SET PROBLEM:
Reproduce the material below line by line, beginning with its first line and ending with the line that contains "ax = fig.add_axes([130"; leave out pictures.

DATA LINES:

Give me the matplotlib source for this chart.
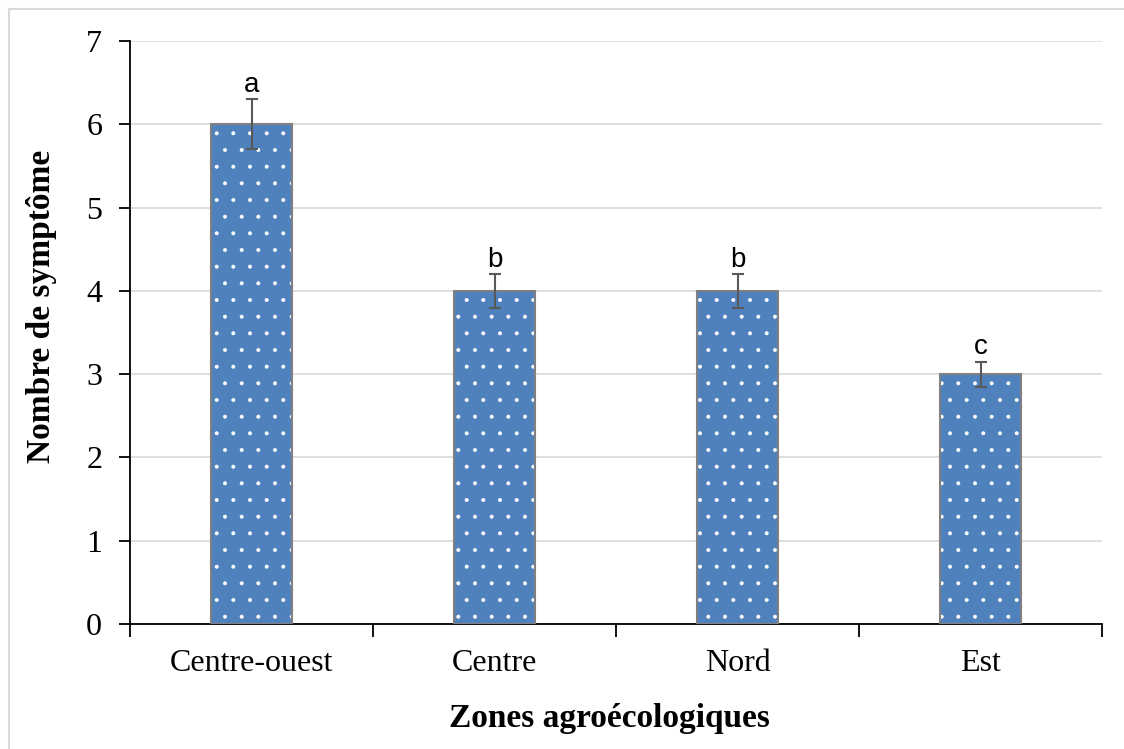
import matplotlib.pyplot as plt
import matplotlib.patches as patches

zones = ["Centre-ouest", "Centre", "Nord", "Est"]
symptomes = [6, 4, 4, 3]
erreurs = [0.3, 0.2, 0.2, 0.15]
lettres = ["a", "b", "b", "c"]

plt.rcParams['hatch.linewidth'] = 0.4

fig = plt.figure(figsize=(11.24, 7.49), dpi=100)
ax = fig.add_axes([130 / 1124, 1 - 624 / 749, 972 / 1124, 583 / 749])

x = range(len(zones))
# fill with white dot pattern, then a separate gray outline on top
ax.bar(x, symptomes, width=0.33, color="#4F81BD", edgecolor="white",
       hatch=".", linewidth=0, zorder=2)
ax.bar(x, symptomes, width=0.33, fill=False, edgecolor="#808080",
       linewidth=1.5, zorder=3)
ax.errorbar(x, symptomes, yerr=erreurs, fmt="none", ecolor="#595959",
            elinewidth=1.5, capsize=4.3, capthick=1.5, zorder=4)

for xi, v, e, t in zip(x, symptomes, erreurs, lettres):
    ax.text(xi, v + e + 0.02, t, ha="center", va="bottom",
            fontsize=20, family="Liberation Sans")

ax.set_xlim(-0.5, len(zones) - 0.5)
ax.set_ylim(0, 7)
ax.set_yticks(range(8))
ax.set_xticks(x)
ax.set_xticklabels(zones)
ax.set_xticks([i - 0.5 for i in range(len(zones) + 1)], minor=True)
ax.tick_params(axis="x", which="major", length=0, pad=18)
ax.tick_params(axis="x", which="minor", length=9, width=1.3)
ax.tick_params(axis="y", length=8, width=1.3, pad=12)
for lab in ax.get_xticklabels() + ax.get_yticklabels():
    lab.set_family("Liberation Serif")
    lab.set_fontsize(23)

ax.grid(axis="y", color="#D9D9D9", linewidth=1.2, zorder=0)
ax.set_axisbelow(True)
for s in ["top", "right"]:
    ax.spines[s].set_visible(False)
ax.spines["left"].set_linewidth(1.3)
ax.spines["bottom"].set_linewidth(1.3)

ax.set_xlabel("Zones agroécologiques", family="Liberation Serif",
              fontsize=24, fontweight="bold", va="center")
ax.set_ylabel("Nombre de symptôme", family="Liberation Serif",
              fontsize=24, fontweight="bold", va="center")
ax.xaxis.set_label_coords(0.493, -0.162)
ax.yaxis.set_label_coords(-0.091, 0.545)

# light frame around the chart area
fig.add_artist(patches.Rectangle((9 / 1124, -0.1), 1.2, 1 - 9 / 749 + 0.1,
                                 transform=fig.transFigure, fill=False,
                                 edgecolor="#D9D9D9", linewidth=1.5))

plt.savefig("out.png", dpi=100)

SOLVED EXERCISE:
Give me the matplotlib source for this chart.
import matplotlib.pyplot as plt
import matplotlib.patches as patches

zones = ["Centre-ouest", "Centre", "Nord", "Est"]
symptomes = [6, 4, 4, 3]
erreurs = [0.3, 0.2, 0.2, 0.15]
lettres = ["a", "b", "b", "c"]

plt.rcParams['hatch.linewidth'] = 0.4

fig = plt.figure(figsize=(11.24, 7.49), dpi=100)
ax = fig.add_axes([130 / 1124, 1 - 624 / 749, 972 / 1124, 583 / 749])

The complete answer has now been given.